I share your perspective, deeply, about the right to live being a wholly other, and much larger, civil rights struggle than that for marriage alone, profoundly good as that cultural and legal shift is proving in some ways, for some people. Perhaps it has been a turning point in acceptance of queer people, or perhaps only of some queer people, who are assimilating – and those who are able to assimilate – and those who are allowed to assimilate – and those who want to assimilate. How this really shakes down in terms of cultural impact for everyone, rather than only for some, remains to be seen, doesn’t it? And meanwhile, the daily lived experiences of those who are not privileged by media or cultural acceptance make incongruity in word and deed a question not only of integrity, of truth, but also of life itself, right now. To say what is real, with all its inconvenient-to-the-dominant-narrative complexity, has always been the core of human rights struggle, social change, individual and community survival.
The deep intelligence(s) of your work in this ‘saying’ are so apparent: here (to name one dimension among many), by the sonnet form operating as metaphor for the formalist structure that both does and does not contain the humans expressing within it.
Another aspect of the many natures of the intelligences at work in your poems is illustrated by the power of the images in “A Spray of Feathers, Black.”
This is One of Those Poems, for me: a life-restoring electric shock of recognition that comes when language has been turned into image so viscerally affecting that the reader shouts: THAT. That is what it is, how it is, that is true. That is the world. That is why poetry.
There’s so much in here, but the image of the title and opening line alone gutted me, precise as they are. It spoke immediately, urgently, glitteringly, and deeply to the pain of separation from the wellspring – which would not be painful if there had not at one time been unity with it.
There is a whole religion (way of life, worldview, continuity, history) in this poem, but certainly not only the Abrahamic one directly spoken: the crescent moon, the star-wounds and dying suns, the venom, the lilt of dust and song with no verse are also it.
It’s devastating. It’s food.

Wow thank you so much RE: your reading of and feelings for “A Spray of Feathers, Black”. That speaker is torn up and obsessed with controlling the situation by demanding a higher power to save him. The problem is that he suffers from being able to suffer, from not being “God”. That his affliction is his own humanity was a shock to me, but it makes sense with the form. The poem, like “Epithalamium”, is a sonnet but this one takes the form of an anagrammatic terza rima. It goes back to having control; he can’t seem to get what he wants to say perfect, so he finds all the ways a word can be changed in order to find the right combination, the right set. But nothing satisfies. So he takes those words and changes them up again, borrowing from what came before, manipulating until something fits, forcing things to fit that simply won’t do. He is dissatisfied and his imperfect body–the “lilt of dust”– is translated into this poem that “sits on the lips like a song with no verse.” His own body and fallibility then become the source of his faith but he cannot get it right because he wants a certain type of control disguised as giving himself over. He no more believes in the Abrahamic God than he does the beauty of his existence, which is beautiful enough to be compared to stars but only as a mean of expressing how messed up he thinks he is.

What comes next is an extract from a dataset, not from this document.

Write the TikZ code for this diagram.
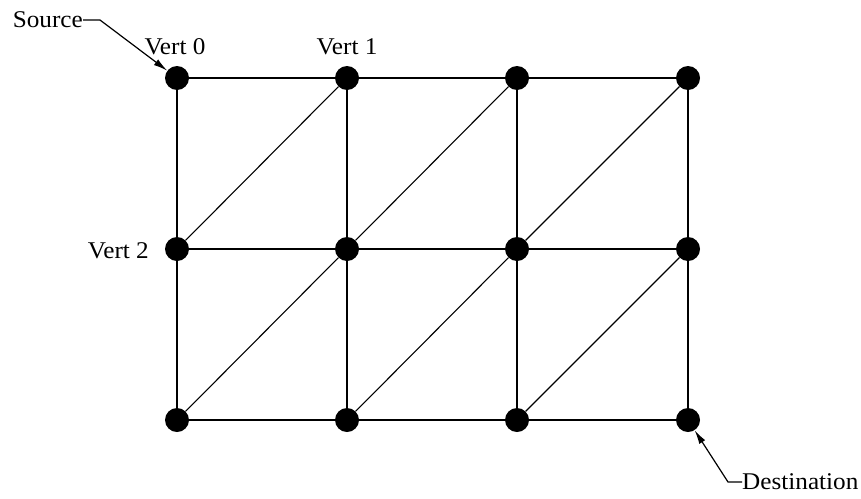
\documentclass[tikz,border=0pt]{standalone}
\usepackage{fontspec}
\setmainfont{Liberation Serif}
\usetikzlibrary{arrows.meta}
\newcommand{\widetext}[1]{\scalebox{1.05}[1]{#1}}

\begin{document}
\begin{tikzpicture}[x=1pt, y=-1pt,
    dot/.style={circle, fill=black, inner sep=0pt, minimum size=24pt},
    edge/.style={line width=1.9pt},
    diag/.style={line width=1.1pt},
    lbl/.style={inner sep=0pt, font=\fontsize{24}{26}\selectfont},
    ptr/.style={line width=1.2pt, -{Latex[length=14pt, width=7pt]}},
  ]
  \useasboundingbox (0,0) rectangle (861,498);

  % vertices of the mesh
  \foreach \c/\x in {0/177, 1/347, 2/517, 3/688}
    \foreach \r/\y in {0/78, 1/249, 2/420}
      \node[dot] (v\r\c) at (\x,\y) {};

  % grid edges
  \foreach \r in {0,1,2}
    \draw[edge] (v\r0) -- (v\r1) -- (v\r2) -- (v\r3);
  \foreach \c in {0,...,3}
    \draw[edge] (v0\c) -- (v1\c) -- (v2\c);

  % diagonals
  \foreach \r/\s in {1/0, 2/1}
    \foreach \c/\d in {0/1, 1/2, 2/3}
      \draw[diag] (v\r\c) -- (v\s\d);

  % labels
  \node[lbl] (vert0) at (175,47) {\widetext{Vert 0}};
  \node[lbl] (vert1) at (347,47) {\widetext{Vert 1}};
  \node[lbl, anchor=east] (vert2) at (149,251) {\widetext{Vert 2}};
  \node[lbl, anchor=east] (src) at (83,20) {\widetext{Source}};
  \node[lbl, anchor=west] (dst) at (742,482) {\widetext{Destination}};

  % pointers
  \draw[ptr] (src.east) -- ++(17,0) -- (v00);
  \draw[ptr] (dst.west) -- ++(-14,0) -- (v23);
\end{tikzpicture}
\end{document}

As we talk, I am beginning to think of you as having the poetic equivalent of the precision and grace used by a martial artist or a shiatsu practitioner, both of whom target (the same) specific nerve bundles with the pressure they exert. As with this language, both knockout and healing to hear: “he suffers from being able to suffer…his affliction is his own humanity” – yes.
The sense of complex communion we’ve talked about in “A Spray of Feathers, Black” – communion that is both real and “fetish” – is present in “Then As Proof The Land,” too. You do not take short cuts, or gloss over, or cut slack, but there is deep compassion in your work even as its intelligence insists upon real complexity.
The final couplet of this poem articulates, in many ways, what happens for readers of your poetry:
                                I am the question. Branches answer,
        it would be our pleasure, then, as proof, nod closer.

You’re so sweet to me, Jessamyn (please keep this in the interview haha). “Then as Proof the Land” is one of those poems that started in a completely different form. It was once six lines long, about 5-6 beats per line with an end rhyme in the final two lines. I wrote draft after draft of that poem and it wasn’t working. I don’t remember what happened that made me shatter those lines the way I did but I am thankful that it happened. In actuality, I don’t know what this poem is “about”, as though aboutness ever matters or can ever be 100% pinpointed. I do see a struggle and certainly there is a reference to lynching in the poem where the trees are participants in the kind of idol worship that lynching led to. But the speaker is aware of how writing about nature is always infused with something peculiar, a lingering danger. It could be because of his race (“the hue of bark”) or because of his gender that a tree can never be a tree, an idyll can only be an idol/fetish. And what is a fetish? An interesting sexual appetite or something that stands as a substitute for something else, an inanimate object infused with spiritual energy? Wasn’t the dead bodies dangling from trees a fetish with layers? Isn’t being a black writer something that comes with expectations that an audience might have? So then maybe the last couplet is really the speaker realizing that everything he says is a type of myth-making, a doubt, a rupture in normality. Will he ever be taken seriously or always be seen as something exotic and erotic, as something that is not only changed by the land around him but changes the landscape by simply being present, as something wholly capable of being destroyed and in that destruction being worshiped? So maybe the title means that what is being proved is the self and what proves the self is the environment in which it lives. That is possible.